▶ **The exercise**: Take the lines of the data below from the very first through the line containing "Chart.register(...registerables);" and output them exactly, pictures excluded.

▶ **Dataset section**:
^^^^

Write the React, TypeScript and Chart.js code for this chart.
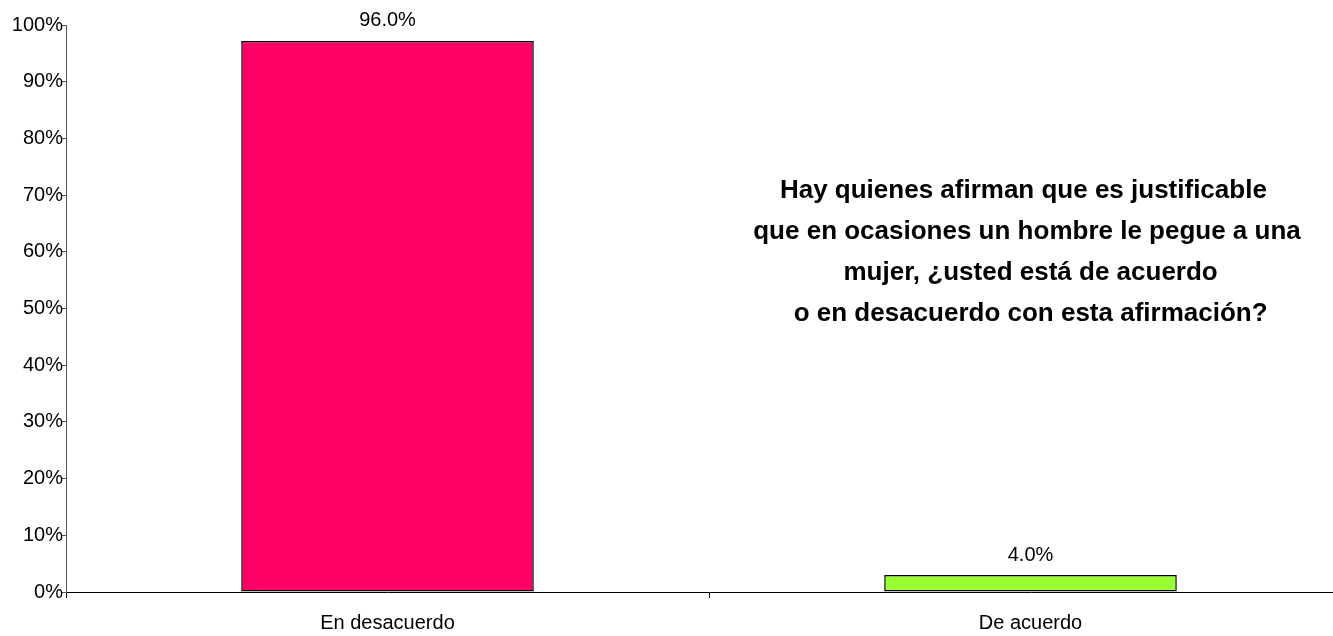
import React, { useEffect, useRef } from "react";
import { Chart, registerables } from "chart.js";

Chart.register(...registerables);

const categories = ["En desacuerdo", "De acuerdo"];
const barValues = [97.2, 3.0];
const valueLabels = ["96.0%", "4.0%"];
const barColors = ["#FF0066", "#99FF33"];
const yTicks = [0, 10, 20, 30, 40, 50, 60, 70, 80, 90, 100];
const titleLines = [
  "Hay quienes afirman que es justificable ",
  "que en ocasiones un hombre le pegue a una",
  " mujer, ¿usted está de acuerdo",
  " o en desacuerdo con esta afirmación?",
];

const FONT = "'Liberation Sans', Arial, sans-serif";

const labelPlugin = {
  id: "valueLabels",
  afterDatasetsDraw(chart: any) {
    const ctx = chart.ctx;
    const meta = chart.getDatasetMeta(0);
    ctx.save();
    ctx.font = `20px ${FONT}`;
    ctx.fillStyle = "#000";
    ctx.textAlign = "center";
    ctx.textBaseline = "middle";
    meta.data.forEach((bar: any, i: number) => {
      ctx.fillText(valueLabels[i], bar.x, bar.y - 20);
    });
    ctx.restore();
  },
};

const titlePlugin = {
  id: "sideTitle",
  afterDraw(chart: any) {
    const ctx = chart.ctx;
    ctx.save();
    ctx.font = `bold 26px ${FONT}`;
    ctx.fillStyle = "#000";
    ctx.textAlign = "center";
    ctx.textBaseline = "middle";
    const cx = 1027;
    const y0 = 191;
    const step = 41;
    titleLines.forEach((line, i) => {
      ctx.fillText(line, cx, y0 + i * step);
    });
    ctx.restore();
  },
};

export default function App() {
  const ref = useRef<HTMLCanvasElement | null>(null);

  useEffect(() => {
    if (!ref.current) return;
    const chart = new Chart(ref.current, {
      type: "bar",
      data: {
        labels: categories,
        datasets: [
          {
            data: barValues,
            backgroundColor: barColors,
            borderColor: "#000",
            borderWidth: 1.5,
            borderSkipped: false,
            barPercentage: 0.455,
            categoryPercentage: 1,
          },
        ],
      },
      options: {
        responsive: false,
        animation: false,
        devicePixelRatio: 1,
        layout: { padding: { top: 25, right: 4, left: 0, bottom: 0 } },
        plugins: {
          legend: { display: false },
          tooltip: { enabled: false },
          title: { display: false },
        },
        scales: {
          x: {
            grid: {
              display: true,
              offset: true,
              drawOnChartArea: false,
              drawTicks: true,
              tickLength: 6,
              color: "#000",
            },
            border: { display: true, color: "#000", width: 1 },
            ticks: {
              color: "#000",
              font: { size: 20, family: FONT },
              padding: 13,
              maxRotation: 0,
            },
            afterFit(scale: any) {
              scale.height = 44;
            },
          },
          y: {
            min: 0,
            max: 100,
            afterBuildTicks(scale: any) {
              scale.ticks = yTicks.map((v) => ({ value: v }));
            },
            grid: {
              display: true,
              drawOnChartArea: false,
              drawTicks: true,
              tickLength: 4,
              color: "#555",
            },
            border: { display: true, color: "#555", width: 1 },
            ticks: {
              color: "#000",
              font: { size: 20, family: FONT },
              padding: -1,
              callback: (v: any) => `${v}%`,
            },
            afterFit(scale: any) {
              scale.width = 66;
            },
          },
        },
      },
      plugins: [labelPlugin, titlePlugin],
    });
    return () => chart.destroy();
  }, []);

  return (
    <div
      style={{
        position: "absolute",
        left: 0,
        top: 0,
        width: 1333,
        height: 636,
        overflow: "hidden",
        background: "#fff",
      }}
    >
      <canvas ref={ref} width={1356} height={636} style={{ display: "block" }} />
    </div>
  );
}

^^^^

▶ **Right answer**:
Write the React, TypeScript and Chart.js code for this chart.
import React, { useEffect, useRef } from "react";
import { Chart, registerables } from "chart.js";

Chart.register(...registerables);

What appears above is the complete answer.